Mr. Speaker, it is my pleasure to speak to Motion No. 85 in the name of the member for Acadie—Bathurst.
It is important that members have private motions such as this one when they and their constituents have major concerns. There is no question that it is important to get all the facts out.
I noted some very interesting comments from members of the Bloc and the member opposite who just spoke indicating that we have to be vigilant. We need ways and means of protecting not only our children but our society in general through Health Canada, through the kinds of processes we use, and by hearing information from our colleagues in other countries.
There is no question that potential hazards exist from polyvinyl chlorides or PVC plastic toys, but that is not the issue.
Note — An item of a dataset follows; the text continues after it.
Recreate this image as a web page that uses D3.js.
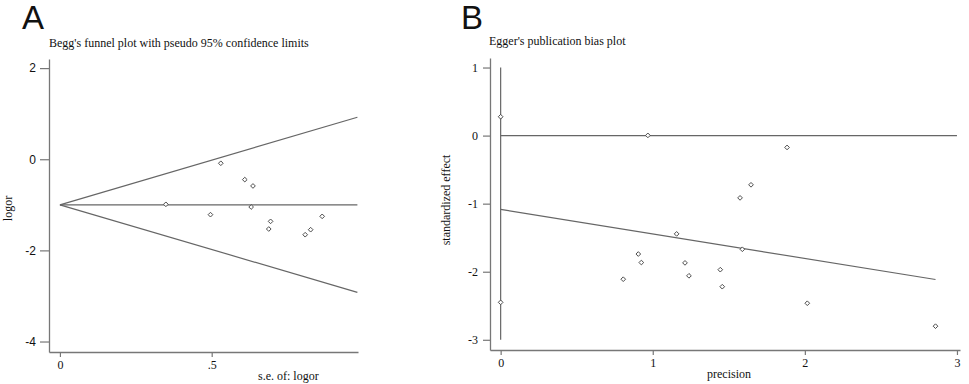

The issue, as the member before me said, is whether it is really the type of toxin advocated by Greenpeace. Is it something we should pull from the shelves? We use stringent methods of testing in order to make sure this happens.
Health Canada has been involved with the particular testing of PVCs since the 1980s. The department has taken a leadership role over the last 12 years in assessing the implications of PVCs on the health of all Canadians.
The issue is of importance to me. I have two grandchildren, one just born the day before the election. She is 10 months old. She has about two or three teeth, Mr. Speaker, which are quite sharp when you put your hands in her mouth. As the member said, this additive is something that makes things pliable. We want to make sure that it is not toxic because when we listen to people like Dr. Fraser Mustard we know now that the outcome for young children is so important. We know that from the time the child is born the parents should not be involved in smoking and they should not be involved in alcohol or any dangerous drugs that will interfere with the child. The first three years are absolutely critical, we know that. We know how the brain grows in the first six years.
I have been paying particular attention to a CBC program called Grow Baby Grow and it is fascinating to see the outcome, when children are looked after properly. It makes for a much better nation, it makes for great citizens, it makes for people who will take our places when we retire and we know we will be in good hands. We need to protect our kids.
There is no question that I want to be vigilant, I want parents to be vigilant, but I also want to make sure that when these tests are done they are valid and that the science being used is not invalid and will create problems for the industry.
The issue of phthalates in children's products, especially the DEHP, has been investigated by Health Canada. It has been investigated by many foreign governments as well, including Sweden, New Zealand, England and the United States. Suffice it to say the decision on DINP will await the completion of the scientific investigation now under way by Health Canada. Preliminary results were expected this spring and we hope we will have them soon. Should investigations indicate there is a danger or a risk to children the department of course will not hesitate to pull these things off the shelf and make sure that a threat to our children does not exist.
We have to be consistent, we have to be responsible and we have to use a professional approach to the testing. The government's ongoing commitment to the health of all Canadians is extremely important. The government will listen to all the information we can get and we will be vigilant in making sure that our citizens are protected.
I thank the member for his intervention. I think it is important that we have the debate. I cannot support the bill because, as has been said by my colleague earlier on, we want to make sure that when we pull things and put restrictions on the industry it is valid and we are using scientific information.